6. The WASP-y Young Republican.
Nothing as extreme as someone who’s, say, conservative on reproductive issues – ew – but it can be totally electrifying to date someone whose ethical views are different than yours, especially while both of you are still learning about yourselves and your viewpoints, even if you ultimately don’t end up in a serious thing.
5. The ultra-nerd.
A personal favorite of mine to this day, the college nerd is just outgrowing his teenage fear of women and attempting to grow into his own sex appeal (outside of smokin’ hot online RPG games). Be easy on him! Boys develop emotionally slower than us! He’s like a 14-year-old girl confused about her new breast buds! He will probably do things like read Reddit advice on how to sex you up. But that’s sort of adorable, and you can always train him yourself.

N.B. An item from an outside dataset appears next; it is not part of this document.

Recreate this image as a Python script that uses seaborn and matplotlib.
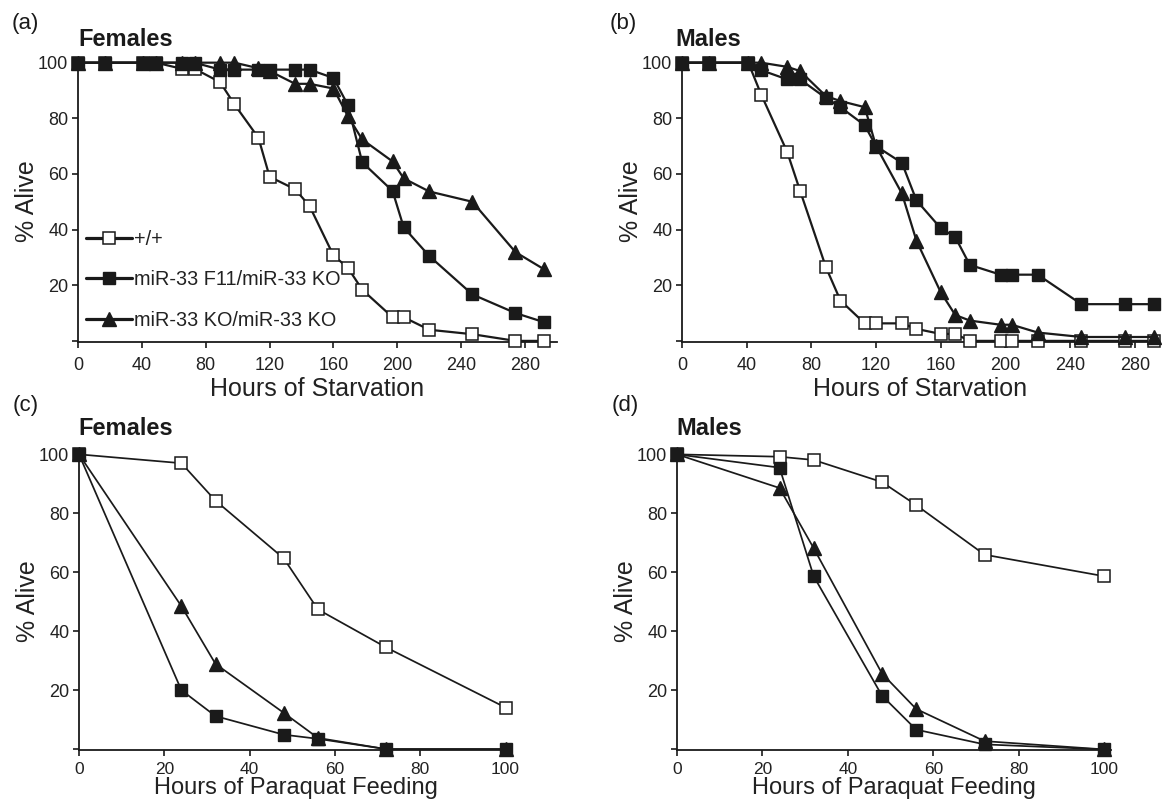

4. The guy in a Jewish frat.
Frats are obviously pretty disgusting and awful and often smell funky, but you’ll kind of feel like you’re in The Skulls for a hot second before it gets old. And if you go Jewish, you might get to hit up fun weddings with free food and stuff.
3. The kid you kind of knew in high school, but not well.
It’s fun to have a familiar face to make the sex with! Also, you will have a font of gossip to report back to your high school friends.
2. The TA.
Probably bad advice. OK, definitely bad advice. But doesn’t it sound hot?
1. The too-cool guy.
He came from some super-exclusive boarding school, inexplicably has 10,000 followers on Twitter and was listening to bands like Daft Punk and The National in utero. He wears sunglasses that probably cost more than your first car, and all of his friends are kind of horrible. You are 98 percent sure he thinks you have terrible taste in everything. But what the hell – we’ve all got to watch some guy smoke his hand-rolled cigarettes indoors and brag about the time he partied with Julian Casablancas sometime.